After a solid rain, your lawn may not need supplemental irrigation for several days. Running your evening sprinklers anyway adds unnecessary moisture to a lawn that is already well hydrated.
That extra water sits on the grass surface overnight, increasing fungal risk without providing any real benefit to the roots or the overall health of the turf.
A simple way to check soil moisture is to push a screwdriver or your finger a few inches into the ground. If the soil feels moist and cool, your lawn does not need water yet.
If it feels dry and the grass shows signs of stress like a slight bluish tint or footprints that stay visible rather than bouncing back, it is time to water. This approach takes the guesswork out of irrigation.
Watering only when your lawn genuinely needs it also saves water, reduces your utility costs, and keeps the lawn surface drier on average throughout the season.
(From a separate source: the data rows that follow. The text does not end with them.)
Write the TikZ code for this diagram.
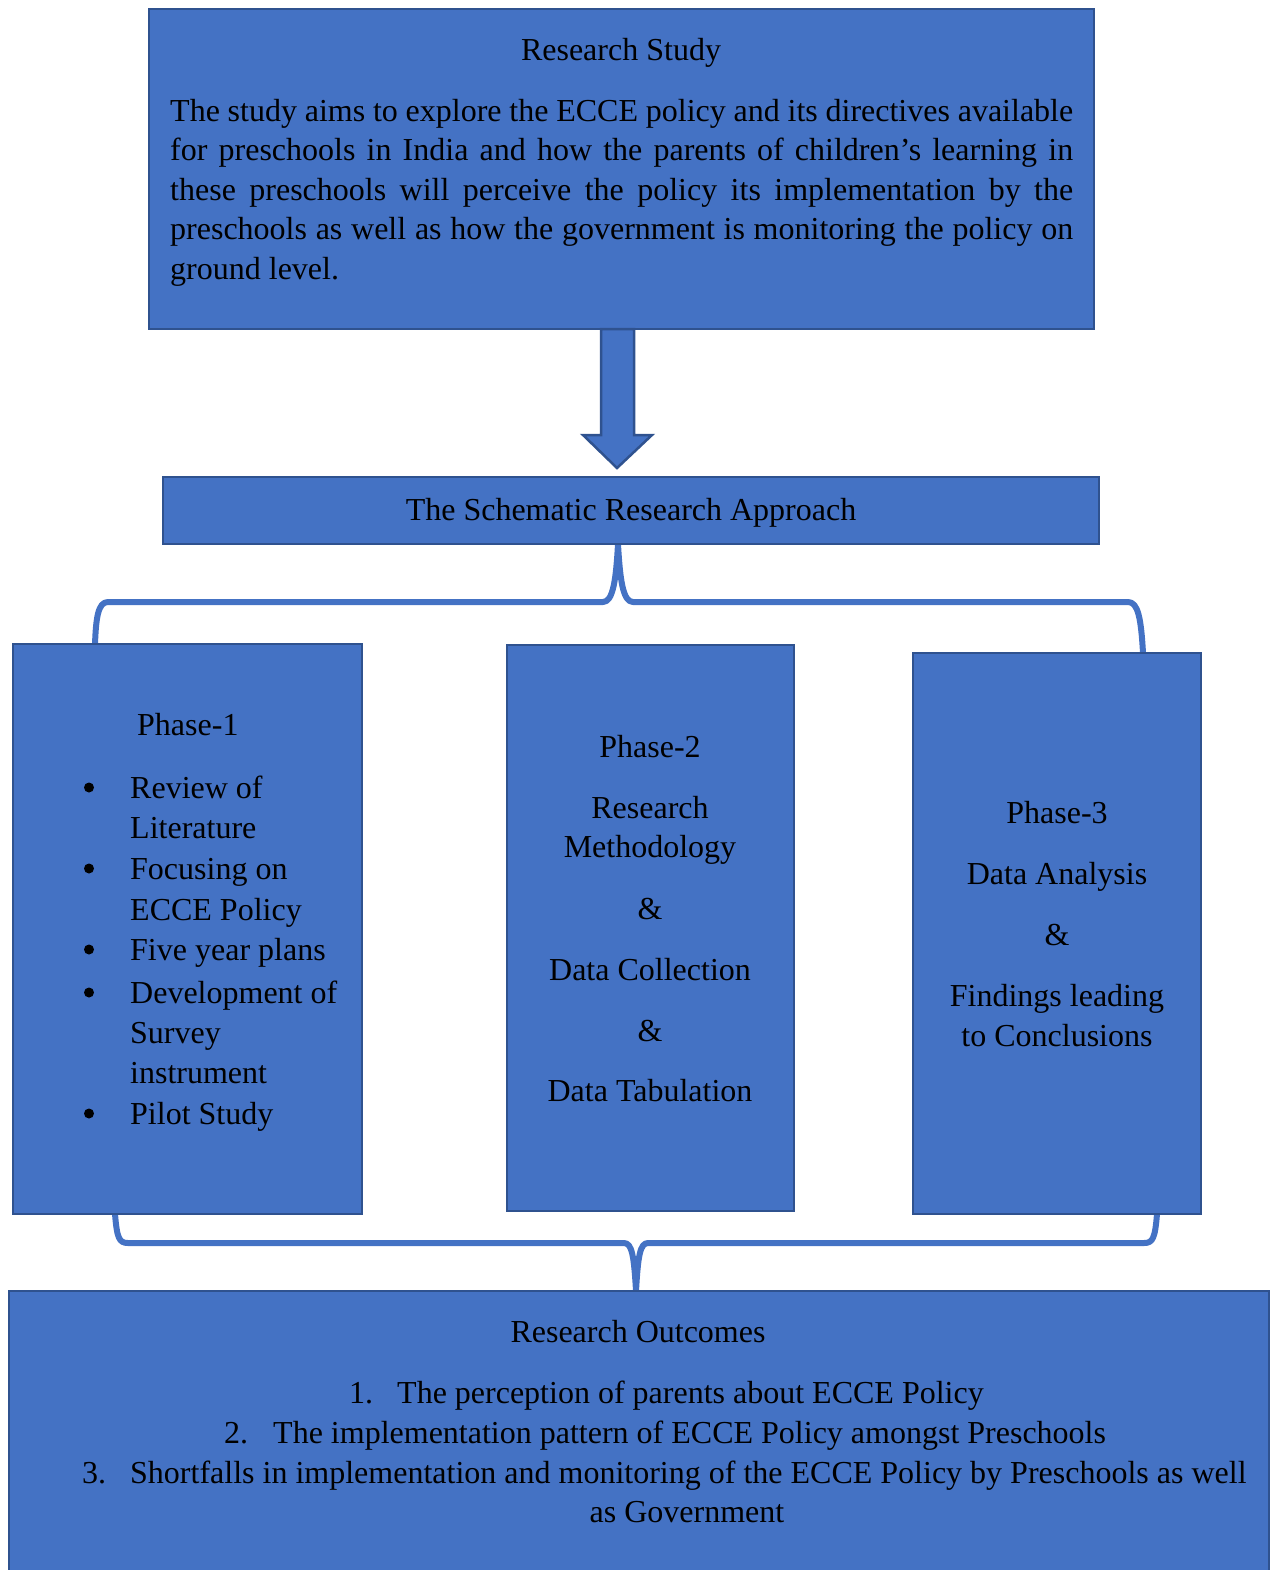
\documentclass[tikz,border=0pt]{standalone}
\usepackage{fontspec}
\setmainfont{Liberation Serif}
\definecolor{boxfill}{HTML}{4472C4}
\definecolor{boxline}{HTML}{2F528F}
\tikzset{
  box/.style={draw=boxline, fill=boxfill, line width=2.5pt, inner sep=0pt, rectangle},
  txt/.style={font=\fontsize{32}{40}\selectfont, inner sep=0pt, text=black},
  lt/.style={txt, anchor=base west},
  ct/.style={txt, anchor=base},
  bulletdot/.style={circle, fill=black, inner sep=0pt, minimum size=10pt},
  bracel/.style={draw=boxfill, line width=6pt, line join=round},
}
\begin{document}
\begin{tikzpicture}[x=1pt, y=-1pt]
\useasboundingbox (0,0) rectangle (1277,1570);
% braces (drawn first)
\coordinate (t1) at (95,644);
\coordinate (tc) at (618,544);
\coordinate (t3) at (1143,653);
\draw[bracel] (t1) .. controls (96,618) and (98,602) .. (108,602) -- (603,602)
   .. controls (613,602) and (616,580) .. (tc)
   .. controls (620,580) and (623,602) .. (633,602) -- (1128,602)
   .. controls (1138,602) and (1141,618) .. (t3);
\coordinate (u1) at (115,1214);
\coordinate (uc) at (636,1291);
\coordinate (u3) at (1157,1214);
\draw[bracel] (u1) .. controls (117,1238) and (119,1243) .. (128,1243) -- (624,1243)
   .. controls (632,1243) and (634,1256) .. (uc)
   .. controls (638,1256) and (640,1243) .. (648,1243) -- (1144,1243)
   .. controls (1153,1243) and (1155,1238) .. (u3);
% boxes
\node[box, minimum width=945pt, minimum height=320pt] (study) at (621.5,169) {};
\node[box, minimum width=936pt, minimum height=67pt] (approach) at (631,510.5) {};
\node[box, minimum width=349pt, minimum height=570pt] (p1) at (187.5,929) {};
\node[box, minimum width=287pt, minimum height=566pt] (p2) at (650.5,928) {};
\node[box, minimum width=288pt, minimum height=561pt] (p3) at (1057,933.5) {};
\node[box, minimum width=1260pt, minimum height=289pt] (out) at (639,1435.5) {};
% big arrow
\draw[draw=boxline, fill=boxfill, line width=2.5pt, line join=miter]
  (601,329) -- (634,329) -- (634,435) -- (652,435) -- (617,468) -- (583,435) -- (601,435) -- cycle;
\begin{scope}[shift={(0,1.5)}]
% research study text
\node[ct] (st) at (621,59) {Research Study};
\node[lt] (s1) at (170,120) {\hbox to 903pt{The study aims to explore the ECCE policy and its directives available}};
\node[lt] (s2) at (170,159.5) {\hbox to 903pt{for preschools in India and how the parents of children’s learning in}};
\node[lt] (s3) at (170,199) {\hbox to 903pt{these preschools will perceive the policy its implementation by the}};
\node[lt] (s4) at (170,238.5) {\hbox to 903pt{preschools as well as how the government is monitoring the policy on}};
\node[lt] (s5) at (170,278) {ground level.};
% approach
\node[ct] (at) at (631,519) {The Schematic Research Approach};
% phase 1
\node[lt] (p1t) at (137,734) {Phase-1};
\foreach \y/\t [count=\i] in {797/Review of, 878/Focusing on, 959/Five year plans, 1002/Development of, 1123/Pilot Study}{
  \node[bulletdot] (bul\i) at (89,\y-11) {};
  \node[lt] (itm\i) at (130,\y) {\t};
}
\node[lt] (c1) at (130,837) {Literature};
\node[lt] (c2) at (130,919) {ECCE Policy};
\node[lt] (c3) at (130,1042) {Survey};
\node[lt] (c4) at (130,1082) {instrument};
% phase 2
\node[ct] (q1) at (650,756) {Phase-2};
\node[ct] (q2) at (650,817) {Research};
\node[ct] (q3) at (650,856) {Methodology};
\node[ct] (q4) at (650,918) {\&};
\node[ct] (q5) at (650,979) {Data Collection};
\node[ct] (q6) at (650,1040) {\&};
\node[ct] (q7) at (650,1100) {Data Tabulation};
% phase 3
\node[ct] (r1) at (1057,822) {Phase-3};
\node[ct] (r2) at (1057,883) {Data Analysis};
\node[ct] (r3) at (1057,944) {\&};
\node[ct] (r4) at (1057,1005) {Findings leading};
\node[ct] (r5) at (1057,1045) {to Conclusions};
% outcomes
\node[ct] (ot) at (638,1341) {Research Outcomes};
\node[lt] (n1) at (349,1402) {1.};
\node[lt] (o1) at (397,1402) {The perception of parents about ECCE Policy};
\node[lt] (n2) at (224,1442) {2.};
\node[lt] (o2) at (273,1442) {The implementation pattern of ECCE Policy amongst Preschools};
\node[lt] (n3) at (82,1482) {3.};
\node[lt] (o3) at (130,1482) {Shortfalls in implementation and monitoring of the ECCE Policy by Preschools as well};
\node[ct] (o4) at (687,1521) {as Government};
\end{scope}
\end{tikzpicture}
\end{document}
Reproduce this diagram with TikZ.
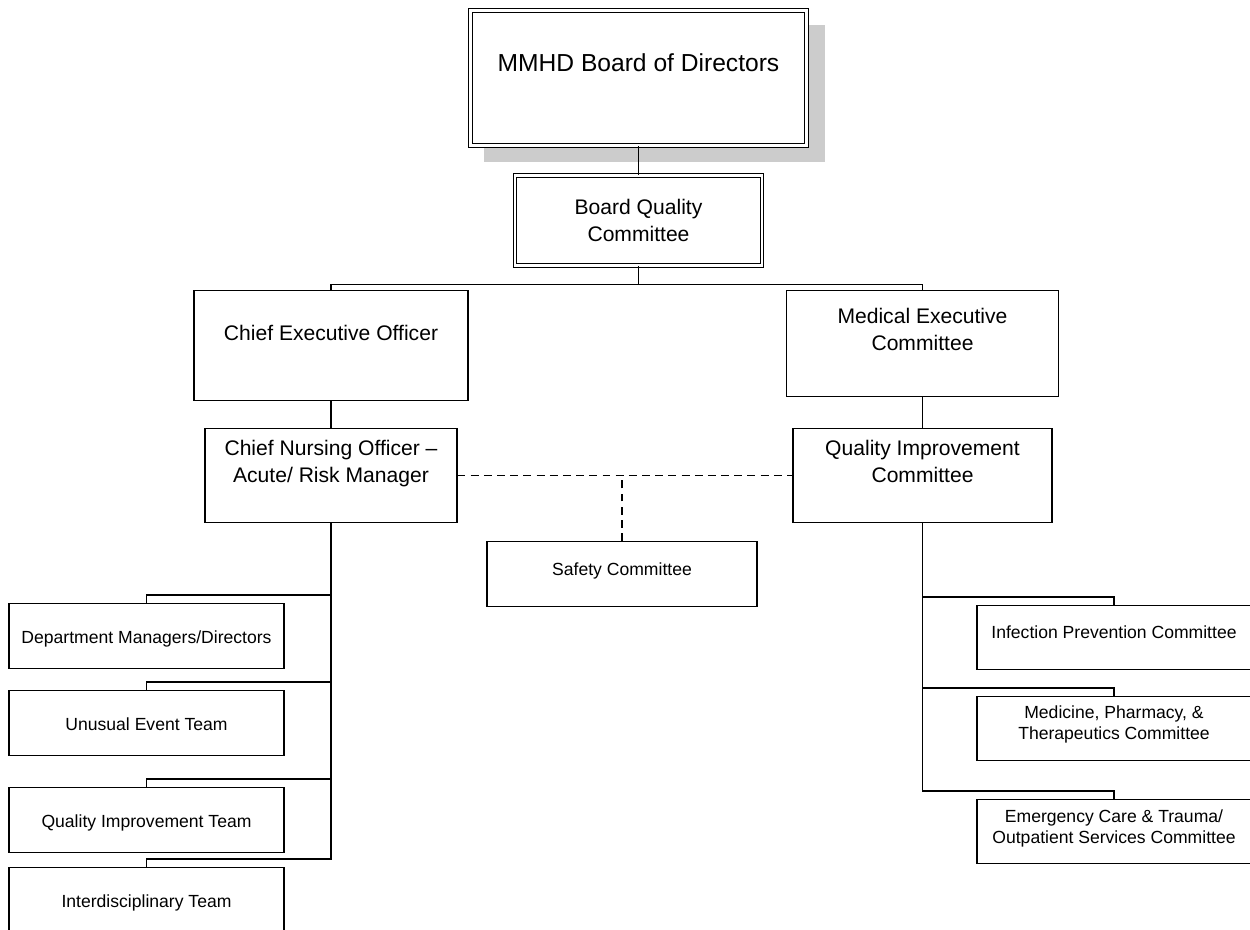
\documentclass[tikz,border=0pt]{standalone}
\usepackage{fontspec}
\setmainfont{Liberation Sans}
\usetikzlibrary{positioning,shadows}

\begin{document}
\begin{tikzpicture}[
  unit/.style={draw,fill=white,line width=0.6pt,inner sep=0pt,anchor=north,align=center,
    font=\fontsize{12}{15}\selectfont},
  topunit/.style={unit,double,double distance=1.3pt},
  small/.style={font=\fontsize{10}{12}\selectfont},
  team/.style={unit,small,minimum width=5.50cm,text height=0.80cm,text depth=0.50cm},
  cmte/.style={unit,small,minimum width=5.48cm},
  link/.style={line width=0.6pt},
  staff/.style={link,dash pattern=on 4.5pt off 3pt}]
  \useasboundingbox (0,0) rectangle (25,-18.6);
  \clip (0,0) rectangle (25,-18.6);
  \node[topunit,font=\fontsize{14}{17}\selectfont,minimum width=6.72cm,text height=1.22cm,text depth=1.48cm,
    general shadow={fill=black!20,draw=none,shadow scale=1.015,shadow xshift=0.32cm,shadow yshift=-0.30cm}] (board) at (12.77,-0.20) {MMHD Board of Directors};
  \node[topunit,minimum width=4.94cm,text height=1.31cm,text depth=0.49cm] (bqc) at (12.77,-3.50) {Board Quality\\Committee};
  \coordinate[below=0.36cm of bqc] (bus);
  \node[unit,minimum width=5.48cm,text height=1.00cm,text depth=1.20cm] (ceo) at (6.62,-5.80) {Chief Executive Officer};
  \node[unit,minimum width=5.44cm,text height=1.19cm,text depth=0.93cm] (mec) at (18.45,-5.80) {Medical Executive\\Committee};
  \node[unit,minimum width=5.04cm,text height=1.07cm,text depth=0.81cm] (cno) at (6.62,-8.56) {Chief Nursing Officer –\\Acute/ Risk Manager};
  \node[unit,minimum width=5.18cm,text height=1.07cm,text depth=0.81cm] (qic) at (18.45,-8.56) {Quality Improvement\\Committee};
  \node[unit,small,minimum width=5.40cm,text height=0.68cm,text depth=0.62cm] (safety) at (12.44,-10.82) {Safety Committee};
  \node[team] (dept) at (2.93,-12.06) {Department Managers/Directors};
  \node[team] (unusual) at (2.93,-13.80) {Unusual Event Team};
  \node[team] (qit) at (2.93,-15.74) {Quality Improvement Team};
  \node[team] (inter) at (2.93,-17.34) {Interdisciplinary Team};
  \node[cmte,text height=0.66cm,text depth=0.62cm] (infect) at (22.28,-12.10) {Infection Prevention Committee};
  \node[cmte,text height=0.86cm,text depth=0.42cm] (pharm) at (22.28,-13.92) {Medicine, Pharmacy, \&\\Therapeutics Committee};
  \node[cmte,text height=0.88cm,text depth=0.40cm] (trauma) at (22.28,-15.98) {Emergency Care \& Trauma/\\Outpatient Services Committee};
  \draw[link] (board) -- (bqc);
  \draw[link] (bqc) -- (bus);
  \draw[link] (ceo.north) |- (bus) -| (mec.north);
  \draw[link] (ceo) -- (cno);
  \draw[link] (mec) -- (qic);
  \draw[staff] (cno.east) -- (qic.west);
  \draw[staff] (safety.north) -- (safety.north |- cno.east);
  \foreach \t in {dept,unusual,qit,inter}
    \draw[link] (cno.south) |- ([yshift=0.16cm]\t.north) -- (\t.north);
  \foreach \c in {infect,pharm,trauma}
    \draw[link] (qic.south) |- ([yshift=0.16cm]\c.north) -- (\c.north);
\end{tikzpicture}
\end{document}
Fewer unnecessary wet periods means fewer opportunities for fungal spores to take hold. Smart, need-based watering is one of the most powerful tools in any Michigan gardener’s toolkit.
8. The Takeaway For Avoiding Fungus Problems

Pulling all of this together, the picture becomes pretty clear. Evening is the single worst routine time to water a Michigan lawn if fungal problems are something you want to avoid.
The combination of dropping temperatures, rising humidity, low evaporation, and natural overnight dew creates conditions that keep grass wet for far too long. Fungal spores love exactly that kind of environment.
Early morning watering, ideally between 6 a.m. and 10 a.m., gives your lawn the best chance at staying healthy. The roots get the moisture they need, and the rising sun takes care of drying the grass surface within a couple of hours.
That short wet window is not nearly enough time for most fungal issues to gain a foothold. It is a simple shift with a noticeable payoff.
When local watering restrictions push you out of the morning window, pre-dawn irrigation between midnight and daybreak is a smarter backup than early evening.
And regardless of when you water, always let actual soil moisture guide your schedule rather than sticking to a fixed timer routine. Your lawn will tell you what it needs if you pay attention to the signs.
Michigan lawns face real challenges from warm, humid summers, and fungal problems are a genuine concern for many homeowners across the state. But avoiding those problems does not require expensive products or complicated treatments.
Good timing, smart observation, and a willingness to adjust your habits are all it takes to keep your grass looking its best from spring green-up all the way through the final days of the growing season.